[Records from a data collection]
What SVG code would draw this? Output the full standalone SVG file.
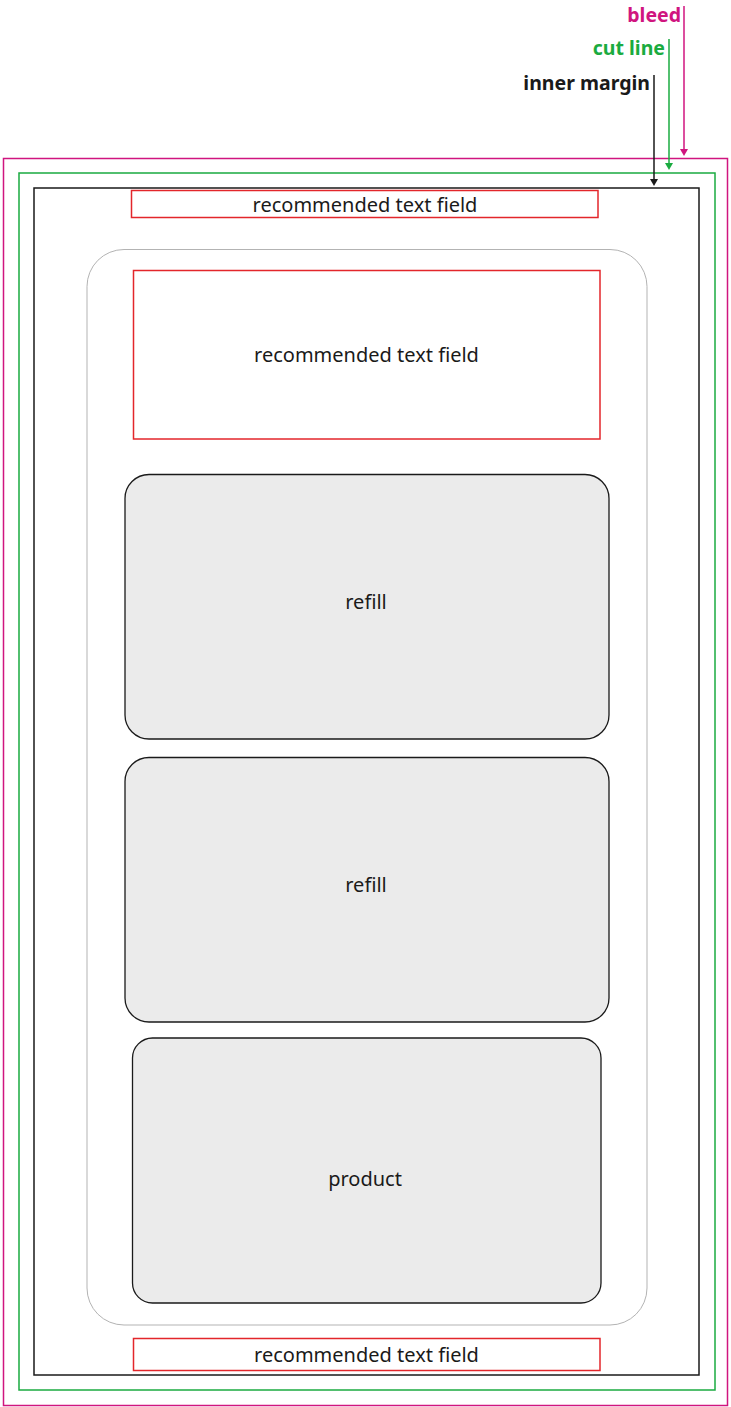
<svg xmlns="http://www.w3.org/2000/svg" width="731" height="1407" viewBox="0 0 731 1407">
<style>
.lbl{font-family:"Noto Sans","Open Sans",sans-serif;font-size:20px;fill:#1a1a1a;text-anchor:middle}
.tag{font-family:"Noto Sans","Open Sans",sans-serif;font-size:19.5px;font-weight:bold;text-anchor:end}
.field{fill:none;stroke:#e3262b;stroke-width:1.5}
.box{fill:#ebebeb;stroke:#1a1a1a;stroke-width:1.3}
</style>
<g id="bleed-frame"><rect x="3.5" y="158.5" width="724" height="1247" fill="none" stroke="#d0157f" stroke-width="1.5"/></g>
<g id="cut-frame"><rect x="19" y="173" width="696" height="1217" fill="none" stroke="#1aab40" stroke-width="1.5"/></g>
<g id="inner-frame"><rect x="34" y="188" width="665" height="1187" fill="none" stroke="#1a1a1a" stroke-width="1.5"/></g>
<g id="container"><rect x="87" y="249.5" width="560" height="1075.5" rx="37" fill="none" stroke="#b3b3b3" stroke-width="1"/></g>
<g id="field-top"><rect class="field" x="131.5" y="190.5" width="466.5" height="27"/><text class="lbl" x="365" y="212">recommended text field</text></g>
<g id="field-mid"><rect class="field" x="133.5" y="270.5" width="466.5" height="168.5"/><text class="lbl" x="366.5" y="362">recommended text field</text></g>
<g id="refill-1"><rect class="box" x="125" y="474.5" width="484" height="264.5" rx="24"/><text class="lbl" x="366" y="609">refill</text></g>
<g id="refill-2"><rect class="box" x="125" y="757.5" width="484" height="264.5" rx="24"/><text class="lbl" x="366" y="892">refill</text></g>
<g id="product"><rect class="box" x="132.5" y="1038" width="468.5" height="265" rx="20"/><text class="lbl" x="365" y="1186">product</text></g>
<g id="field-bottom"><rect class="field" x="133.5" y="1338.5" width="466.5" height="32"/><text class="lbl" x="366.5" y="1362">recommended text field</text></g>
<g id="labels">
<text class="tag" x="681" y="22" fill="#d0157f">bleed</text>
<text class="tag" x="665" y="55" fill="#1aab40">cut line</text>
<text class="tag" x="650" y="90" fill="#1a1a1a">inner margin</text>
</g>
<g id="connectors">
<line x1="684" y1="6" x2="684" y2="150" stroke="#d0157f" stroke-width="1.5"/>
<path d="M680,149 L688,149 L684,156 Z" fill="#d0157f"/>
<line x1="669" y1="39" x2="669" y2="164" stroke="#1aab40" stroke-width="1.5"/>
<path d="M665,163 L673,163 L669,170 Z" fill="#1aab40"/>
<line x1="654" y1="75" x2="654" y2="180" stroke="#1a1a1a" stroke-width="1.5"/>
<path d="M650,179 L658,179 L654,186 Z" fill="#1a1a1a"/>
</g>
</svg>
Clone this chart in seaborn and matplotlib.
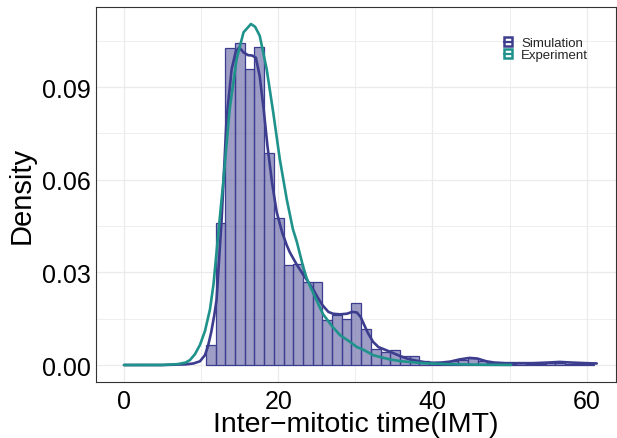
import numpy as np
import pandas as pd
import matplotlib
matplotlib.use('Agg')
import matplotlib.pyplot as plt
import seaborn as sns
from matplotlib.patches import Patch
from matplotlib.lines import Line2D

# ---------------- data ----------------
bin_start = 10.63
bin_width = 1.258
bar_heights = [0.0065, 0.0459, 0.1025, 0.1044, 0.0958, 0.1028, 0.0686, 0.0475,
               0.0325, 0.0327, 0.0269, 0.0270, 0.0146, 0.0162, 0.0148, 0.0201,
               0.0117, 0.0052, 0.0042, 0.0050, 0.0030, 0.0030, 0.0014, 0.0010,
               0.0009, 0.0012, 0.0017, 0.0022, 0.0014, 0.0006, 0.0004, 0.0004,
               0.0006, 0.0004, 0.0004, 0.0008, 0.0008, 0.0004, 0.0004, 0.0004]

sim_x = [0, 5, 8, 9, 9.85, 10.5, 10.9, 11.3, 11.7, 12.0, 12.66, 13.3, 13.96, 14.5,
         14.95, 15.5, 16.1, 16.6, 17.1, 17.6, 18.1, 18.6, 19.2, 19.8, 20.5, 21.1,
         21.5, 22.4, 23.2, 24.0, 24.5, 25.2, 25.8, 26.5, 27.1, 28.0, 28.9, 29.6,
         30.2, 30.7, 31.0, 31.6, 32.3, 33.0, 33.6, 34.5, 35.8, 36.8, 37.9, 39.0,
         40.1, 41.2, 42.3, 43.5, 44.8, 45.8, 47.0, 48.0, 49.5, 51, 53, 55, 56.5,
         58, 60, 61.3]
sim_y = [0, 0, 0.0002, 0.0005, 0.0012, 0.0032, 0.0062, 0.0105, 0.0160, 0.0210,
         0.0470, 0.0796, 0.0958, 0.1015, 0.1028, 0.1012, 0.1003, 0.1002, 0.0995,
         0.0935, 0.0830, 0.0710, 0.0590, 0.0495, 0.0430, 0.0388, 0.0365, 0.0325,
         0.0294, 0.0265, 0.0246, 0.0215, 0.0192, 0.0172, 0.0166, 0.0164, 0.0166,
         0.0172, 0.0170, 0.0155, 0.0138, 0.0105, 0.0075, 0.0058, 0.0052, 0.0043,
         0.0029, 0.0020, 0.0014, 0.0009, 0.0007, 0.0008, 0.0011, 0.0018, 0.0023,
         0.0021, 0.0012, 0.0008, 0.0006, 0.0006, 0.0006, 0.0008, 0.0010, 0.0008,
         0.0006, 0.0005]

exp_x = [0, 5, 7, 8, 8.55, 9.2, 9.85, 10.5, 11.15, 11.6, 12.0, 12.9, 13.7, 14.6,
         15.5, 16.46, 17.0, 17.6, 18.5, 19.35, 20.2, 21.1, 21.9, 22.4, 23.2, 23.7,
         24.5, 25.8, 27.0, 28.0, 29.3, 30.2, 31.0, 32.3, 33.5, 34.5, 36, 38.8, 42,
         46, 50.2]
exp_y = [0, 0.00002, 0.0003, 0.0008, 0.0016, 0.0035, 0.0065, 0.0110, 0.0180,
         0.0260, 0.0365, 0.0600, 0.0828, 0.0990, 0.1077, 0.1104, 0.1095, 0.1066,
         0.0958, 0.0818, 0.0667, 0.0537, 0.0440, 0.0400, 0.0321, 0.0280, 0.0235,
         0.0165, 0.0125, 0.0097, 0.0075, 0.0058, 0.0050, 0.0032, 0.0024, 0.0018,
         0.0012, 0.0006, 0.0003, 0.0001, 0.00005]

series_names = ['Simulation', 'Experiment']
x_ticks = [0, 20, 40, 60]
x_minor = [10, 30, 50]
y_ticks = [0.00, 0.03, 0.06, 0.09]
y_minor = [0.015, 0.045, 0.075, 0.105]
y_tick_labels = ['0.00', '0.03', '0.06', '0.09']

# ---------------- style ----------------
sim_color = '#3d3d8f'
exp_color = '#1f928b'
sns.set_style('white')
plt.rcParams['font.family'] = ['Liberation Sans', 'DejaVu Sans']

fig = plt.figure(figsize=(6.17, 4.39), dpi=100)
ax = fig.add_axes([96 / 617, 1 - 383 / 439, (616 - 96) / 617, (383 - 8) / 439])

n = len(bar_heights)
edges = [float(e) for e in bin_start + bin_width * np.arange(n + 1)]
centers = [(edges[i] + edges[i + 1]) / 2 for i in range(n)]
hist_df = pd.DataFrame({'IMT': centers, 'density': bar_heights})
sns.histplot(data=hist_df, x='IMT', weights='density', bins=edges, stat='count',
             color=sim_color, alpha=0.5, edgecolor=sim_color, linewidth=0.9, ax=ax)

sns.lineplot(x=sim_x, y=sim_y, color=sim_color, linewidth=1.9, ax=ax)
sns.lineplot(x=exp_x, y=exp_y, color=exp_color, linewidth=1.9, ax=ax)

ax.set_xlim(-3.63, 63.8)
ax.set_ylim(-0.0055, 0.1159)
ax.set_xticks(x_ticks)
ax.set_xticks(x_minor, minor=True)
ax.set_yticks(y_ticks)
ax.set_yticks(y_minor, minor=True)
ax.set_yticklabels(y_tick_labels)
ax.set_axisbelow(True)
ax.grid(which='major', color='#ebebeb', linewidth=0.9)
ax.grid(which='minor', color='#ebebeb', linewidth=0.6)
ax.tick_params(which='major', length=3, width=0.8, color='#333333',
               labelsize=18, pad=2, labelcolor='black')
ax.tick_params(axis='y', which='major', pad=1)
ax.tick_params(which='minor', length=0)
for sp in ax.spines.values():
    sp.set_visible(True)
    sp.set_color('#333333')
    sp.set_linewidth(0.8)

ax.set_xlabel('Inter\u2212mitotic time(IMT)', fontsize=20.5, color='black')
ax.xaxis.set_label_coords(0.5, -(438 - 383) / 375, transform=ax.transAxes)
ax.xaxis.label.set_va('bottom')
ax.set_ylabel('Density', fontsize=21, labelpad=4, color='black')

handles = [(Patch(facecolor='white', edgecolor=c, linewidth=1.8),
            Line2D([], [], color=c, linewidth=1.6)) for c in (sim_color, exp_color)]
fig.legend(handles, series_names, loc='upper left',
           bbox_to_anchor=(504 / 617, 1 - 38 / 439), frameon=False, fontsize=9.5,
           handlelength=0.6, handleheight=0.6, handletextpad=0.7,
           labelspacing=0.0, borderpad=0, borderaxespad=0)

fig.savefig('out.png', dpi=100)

→ **EXERCISE BRIEF**
Reproduce, word for word, only the lines in the records above from the line with "Clone this chart in seaborn and matplotlib." through the line with "0.0006, 0.0004, 0.0004, 0.0008, 0.0008, 0.0004, 0.0004, 0.0004]", including both ends; omit the pictures.

→ **EXERCISE SOLUTION**
Clone this chart in seaborn and matplotlib.
import numpy as np
import pandas as pd
import matplotlib
matplotlib.use('Agg')
import matplotlib.pyplot as plt
import seaborn as sns
from matplotlib.patches import Patch
from matplotlib.lines import Line2D

# ---------------- data ----------------
bin_start = 10.63
bin_width = 1.258
bar_heights = [0.0065, 0.0459, 0.1025, 0.1044, 0.0958, 0.1028, 0.0686, 0.0475,
               0.0325, 0.0327, 0.0269, 0.0270, 0.0146, 0.0162, 0.0148, 0.0201,
               0.0117, 0.0052, 0.0042, 0.0050, 0.0030, 0.0030, 0.0014, 0.0010,
               0.0009, 0.0012, 0.0017, 0.0022, 0.0014, 0.0006, 0.0004, 0.0004,
               0.0006, 0.0004, 0.0004, 0.0008, 0.0008, 0.0004, 0.0004, 0.0004]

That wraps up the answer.